RAW DATA:
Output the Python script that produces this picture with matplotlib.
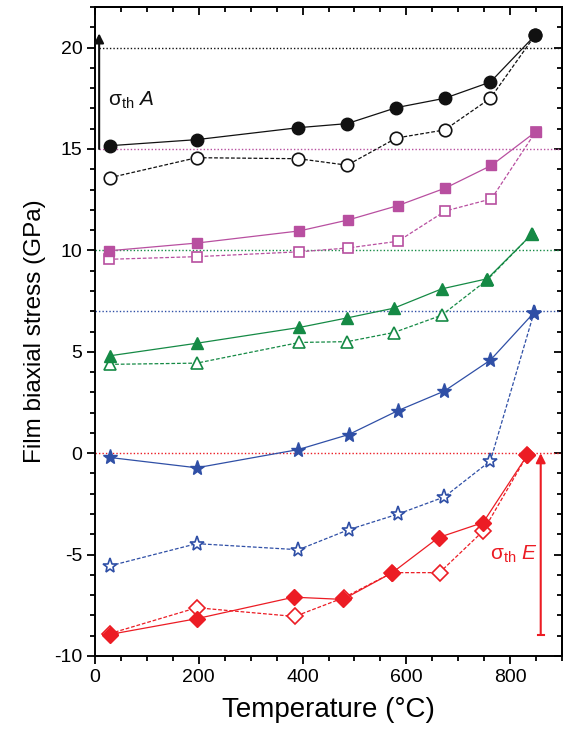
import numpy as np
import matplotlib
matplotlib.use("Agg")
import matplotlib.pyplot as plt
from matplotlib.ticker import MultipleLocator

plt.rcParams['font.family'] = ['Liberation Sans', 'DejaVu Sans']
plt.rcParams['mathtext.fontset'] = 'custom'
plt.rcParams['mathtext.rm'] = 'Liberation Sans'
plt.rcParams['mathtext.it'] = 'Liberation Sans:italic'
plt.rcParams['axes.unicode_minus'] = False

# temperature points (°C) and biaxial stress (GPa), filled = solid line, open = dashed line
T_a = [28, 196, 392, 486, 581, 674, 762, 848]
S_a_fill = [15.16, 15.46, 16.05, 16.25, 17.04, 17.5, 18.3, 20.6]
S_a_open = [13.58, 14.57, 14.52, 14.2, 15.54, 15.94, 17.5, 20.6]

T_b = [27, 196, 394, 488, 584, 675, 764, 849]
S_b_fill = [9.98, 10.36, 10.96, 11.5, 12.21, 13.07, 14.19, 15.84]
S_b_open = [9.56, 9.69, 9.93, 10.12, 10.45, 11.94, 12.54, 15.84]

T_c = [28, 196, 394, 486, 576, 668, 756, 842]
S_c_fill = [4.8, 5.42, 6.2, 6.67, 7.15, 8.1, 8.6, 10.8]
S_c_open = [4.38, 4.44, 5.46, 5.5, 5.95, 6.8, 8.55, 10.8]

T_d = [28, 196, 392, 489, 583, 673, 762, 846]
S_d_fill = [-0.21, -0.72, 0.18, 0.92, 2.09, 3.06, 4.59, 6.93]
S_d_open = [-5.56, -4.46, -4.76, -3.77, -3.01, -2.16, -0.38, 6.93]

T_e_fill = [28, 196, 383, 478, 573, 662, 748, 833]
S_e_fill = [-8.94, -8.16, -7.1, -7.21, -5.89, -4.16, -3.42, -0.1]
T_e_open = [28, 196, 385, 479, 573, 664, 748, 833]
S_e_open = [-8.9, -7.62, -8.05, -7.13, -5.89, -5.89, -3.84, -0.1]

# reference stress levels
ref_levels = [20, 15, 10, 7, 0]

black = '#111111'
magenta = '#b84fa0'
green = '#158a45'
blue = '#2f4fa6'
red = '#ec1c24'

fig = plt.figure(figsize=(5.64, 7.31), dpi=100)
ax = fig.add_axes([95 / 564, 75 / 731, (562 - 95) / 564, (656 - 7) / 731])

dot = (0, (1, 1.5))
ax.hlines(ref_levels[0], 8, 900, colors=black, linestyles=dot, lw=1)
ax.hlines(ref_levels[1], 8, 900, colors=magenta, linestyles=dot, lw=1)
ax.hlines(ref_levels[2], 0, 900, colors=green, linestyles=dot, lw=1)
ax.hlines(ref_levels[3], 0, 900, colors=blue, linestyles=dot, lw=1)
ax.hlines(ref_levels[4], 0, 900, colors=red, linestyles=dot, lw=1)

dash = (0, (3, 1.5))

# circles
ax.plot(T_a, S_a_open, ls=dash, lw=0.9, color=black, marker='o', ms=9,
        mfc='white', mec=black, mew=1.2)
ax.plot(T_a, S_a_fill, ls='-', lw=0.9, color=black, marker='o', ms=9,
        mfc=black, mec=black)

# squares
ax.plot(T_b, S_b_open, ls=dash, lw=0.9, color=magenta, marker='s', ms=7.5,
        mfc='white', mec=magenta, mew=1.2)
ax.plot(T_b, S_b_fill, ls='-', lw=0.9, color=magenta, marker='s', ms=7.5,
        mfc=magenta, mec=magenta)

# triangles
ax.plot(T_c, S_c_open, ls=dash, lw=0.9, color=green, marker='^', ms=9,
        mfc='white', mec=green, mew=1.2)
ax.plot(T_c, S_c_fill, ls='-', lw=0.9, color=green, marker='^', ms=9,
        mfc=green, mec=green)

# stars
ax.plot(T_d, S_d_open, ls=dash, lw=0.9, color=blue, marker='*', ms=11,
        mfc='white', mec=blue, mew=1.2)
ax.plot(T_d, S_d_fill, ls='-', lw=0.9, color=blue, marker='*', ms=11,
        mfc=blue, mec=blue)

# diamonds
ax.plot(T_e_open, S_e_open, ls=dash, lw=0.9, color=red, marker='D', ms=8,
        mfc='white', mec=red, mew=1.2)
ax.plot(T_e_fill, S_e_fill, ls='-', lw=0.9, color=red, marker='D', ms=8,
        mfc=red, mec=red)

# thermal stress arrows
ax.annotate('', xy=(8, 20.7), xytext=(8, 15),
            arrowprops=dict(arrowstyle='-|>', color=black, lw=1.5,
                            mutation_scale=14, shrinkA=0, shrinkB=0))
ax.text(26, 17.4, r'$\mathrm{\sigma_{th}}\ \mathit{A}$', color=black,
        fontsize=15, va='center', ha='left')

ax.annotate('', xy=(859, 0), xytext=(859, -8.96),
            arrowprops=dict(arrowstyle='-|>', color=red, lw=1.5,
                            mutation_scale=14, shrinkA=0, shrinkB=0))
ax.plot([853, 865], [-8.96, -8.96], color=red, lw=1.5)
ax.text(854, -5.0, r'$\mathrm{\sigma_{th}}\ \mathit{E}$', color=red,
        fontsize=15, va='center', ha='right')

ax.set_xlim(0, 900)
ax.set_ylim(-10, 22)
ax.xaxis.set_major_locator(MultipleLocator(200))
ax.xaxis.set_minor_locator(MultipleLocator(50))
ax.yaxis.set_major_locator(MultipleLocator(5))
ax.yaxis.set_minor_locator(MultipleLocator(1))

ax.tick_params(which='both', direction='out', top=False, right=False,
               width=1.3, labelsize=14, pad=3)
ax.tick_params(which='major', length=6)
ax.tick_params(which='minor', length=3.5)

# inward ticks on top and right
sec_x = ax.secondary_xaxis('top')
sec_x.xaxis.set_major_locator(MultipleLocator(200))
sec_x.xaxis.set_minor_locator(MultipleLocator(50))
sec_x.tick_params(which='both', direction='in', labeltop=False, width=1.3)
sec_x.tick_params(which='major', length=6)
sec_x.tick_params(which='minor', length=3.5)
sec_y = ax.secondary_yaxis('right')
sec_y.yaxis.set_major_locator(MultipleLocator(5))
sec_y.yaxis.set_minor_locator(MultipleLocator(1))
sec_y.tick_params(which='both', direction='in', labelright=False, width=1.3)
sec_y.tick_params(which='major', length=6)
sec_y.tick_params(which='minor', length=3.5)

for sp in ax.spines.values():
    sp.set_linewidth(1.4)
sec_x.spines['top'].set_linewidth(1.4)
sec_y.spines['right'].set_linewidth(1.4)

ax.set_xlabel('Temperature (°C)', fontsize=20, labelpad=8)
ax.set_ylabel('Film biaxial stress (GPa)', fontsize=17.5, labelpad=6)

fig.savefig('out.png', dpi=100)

PROMPT: With the pictures left out, restate word for word every line of the data above, from the first down to the line that contains "plt.rcParams['axes.unicode_minus'] = False".

EXPECTED ANSWER:
Output the Python script that produces this picture with matplotlib.
import numpy as np
import matplotlib
matplotlib.use("Agg")
import matplotlib.pyplot as plt
from matplotlib.ticker import MultipleLocator

plt.rcParams['font.family'] = ['Liberation Sans', 'DejaVu Sans']
plt.rcParams['mathtext.fontset'] = 'custom'
plt.rcParams['mathtext.rm'] = 'Liberation Sans'
plt.rcParams['mathtext.it'] = 'Liberation Sans:italic'
plt.rcParams['axes.unicode_minus'] = False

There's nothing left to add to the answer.